Presentation Information
[4Yin-B-61]Improving Output Diversity in Large Language Models with Model Merging
〇Yasuaki Sumita1, Tomoharu Iwata2, Toshiyuki Tanaka1 (1. Kyoto University, 2. NTT, Inc.)
Keywords:
Large Language Model,Model Merge,Diversity
While large language models demonstrate strong performance across various tasks, they face challenges in generating text with sufficient diversity. Existing research has evaluated text diversity mainly from two perspectives: form diversity and semantic diversity. Some studies show that models aligned with human preference exhibit higher form diversity but lower semantic diversity compared with pretrained models without finetuning. In this study, we propose a method to develop a model that simultaneously enhances both form and semantic diversity of output.
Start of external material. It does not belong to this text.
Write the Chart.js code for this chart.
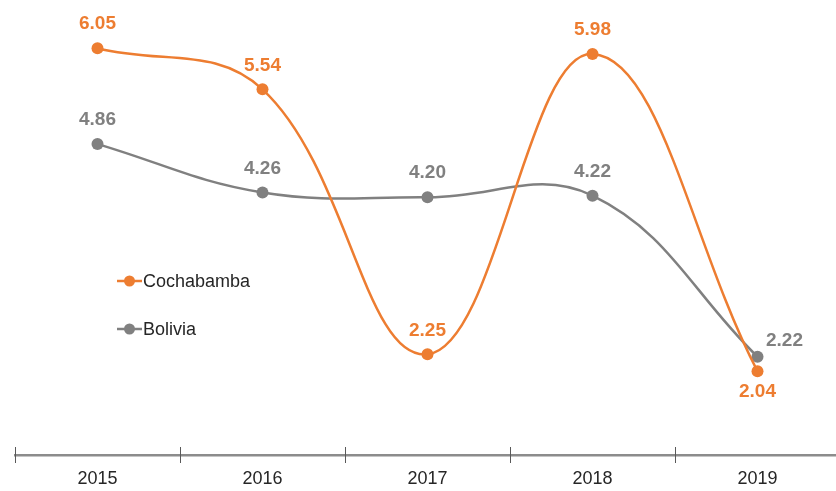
<!DOCTYPE html>
<html>
<head>
<meta charset="utf-8">
<script src="https://cdn.jsdelivr.net/npm/chart.js@4"></script>
<style>
  html, body { margin: 0; padding: 0; background: #fff; overflow: hidden; }
  #wrap { width: 846px; height: 491px; }
</style>
</head>
<body>
<div id="wrap"><canvas id="c"></canvas></div>
<script>
const years = ["2015", "2016", "2017", "2018", "2019"];
const cochabamba = [6.05, 5.54, 2.25, 5.98, 2.04];
const bolivia = [4.86, 4.26, 4.20, 4.22, 2.22];

const orange = "#ED7D31";
const gray = "#808080";
const font = "'Liberation Sans', Arial, sans-serif";

// where each value label sits relative to its point
const labelPlace = [
  ["above", "above", "above", "above", "below"],
  ["above", "above", "above", "above", "right"],
];

const valueLabels = {
  id: "valueLabels",
  afterDatasetsDraw(chart) {
    const { ctx } = chart;
    ctx.save();
    ctx.font = `bold 19px ${font}`;
    ctx.textAlign = "center";
    ctx.textBaseline = "middle";
    chart.data.datasets.forEach((ds, di) => {
      ctx.fillStyle = ds.borderColor;
      chart.getDatasetMeta(di).data.forEach((pt, i) => {
        const place = labelPlace[di][i];
        const txt = ds.data[i].toFixed(2);
        if (place === "above") ctx.fillText(txt, pt.x, pt.y - 24);
        else if (place === "below") ctx.fillText(txt, pt.x, pt.y + 21);
        else ctx.fillText(txt, pt.x + 27, pt.y - 16);
      });
    });
    ctx.restore();
  },
};

const axisTicks = {
  id: "axisTicks",
  afterDraw(chart) {
    const { ctx } = chart;
    const x = chart.scales.x;
    const half = (x.getPixelForValue(1) - x.getPixelForValue(0)) / 2;
    const y = chart.chartArea.bottom;
    ctx.save();
    ctx.strokeStyle = "#595959";
    ctx.lineWidth = 1;
    for (let i = 0; i <= years.length; i++) {
      const px = Math.round(x.getPixelForValue(i) - half) + 0.5;
      ctx.beginPath();
      ctx.moveTo(px, y - 8);
      ctx.lineTo(px, y + 8);
      ctx.stroke();
    }
    ctx.restore();
  },
};

const innerLegend = {
  id: "innerLegend",
  afterDraw(chart) {
    const { ctx } = chart;
    const rows = [281, 329];
    ctx.save();
    ctx.font = `18px ${font}`;
    ctx.textBaseline = "middle";
    chart.data.datasets.forEach((ds, di) => {
      const y = rows[di];
      ctx.strokeStyle = ds.borderColor;
      ctx.lineWidth = 2.5;
      ctx.beginPath();
      ctx.moveTo(117, y);
      ctx.lineTo(142, y);
      ctx.stroke();
      ctx.fillStyle = ds.borderColor;
      ctx.beginPath();
      ctx.arc(129.5, y, 5.5, 0, Math.PI * 2);
      ctx.fill();
      ctx.fillStyle = "#262626";
      ctx.fillText(ds.label, 143, y + 1);
    });
    ctx.restore();
  },
};

new Chart(document.getElementById("c"), {
  type: "line",
  data: {
    labels: years,
    datasets: [
      {
        label: "Cochabamba",
        data: cochabamba,
        borderColor: orange,
        backgroundColor: orange,
        pointBackgroundColor: orange,
        borderWidth: 2.5,
        pointRadius: 6,
        pointBorderWidth: 0,
        tension: 0.4,
      },
      {
        label: "Bolivia",
        data: bolivia,
        borderColor: gray,
        backgroundColor: gray,
        pointBackgroundColor: gray,
        borderWidth: 2.5,
        pointRadius: 6,
        pointBorderWidth: 0,
        tension: 0.4,
      },
    ],
  },
  options: {
    responsive: true,
    maintainAspectRatio: false,
    animation: false,
    layout: { padding: { left: 15, right: 1, top: 12, bottom: 1 } },
    plugins: { legend: { display: false }, tooltip: { enabled: false } },
    scales: {
      x: {
        offset: true,
        grid: { display: false, drawTicks: false },
        border: { display: true, color: "#8c8c8c", width: 2.5 },
        ticks: { color: "#262626", padding: 13, font: { family: font, size: 18 } },
        afterFit(scale) { scale.height = 35; },
      },
      y: {
        display: false,
        min: 1,
        max: 6.5,
      },
    },
  },
  plugins: [valueLabels, axisTicks, innerLegend],
});
</script>
</body>
</html>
Our approach involves merging the lower layers of an RLHF-trained model with the higher layers of its pre-RLHF counterpart to create a new model. This method is based on the hypothesis that the lower layers of a language model control form diversity while the higher layers govern semantic diversity. Experimental results demonstrate that models obtained by our method successfully improved both form and semantic diversity without significantly compromising output quality. Furthermore, we compared our method with temperature sampling, a widely used method, showing that our method is effective for both output quality and diversity.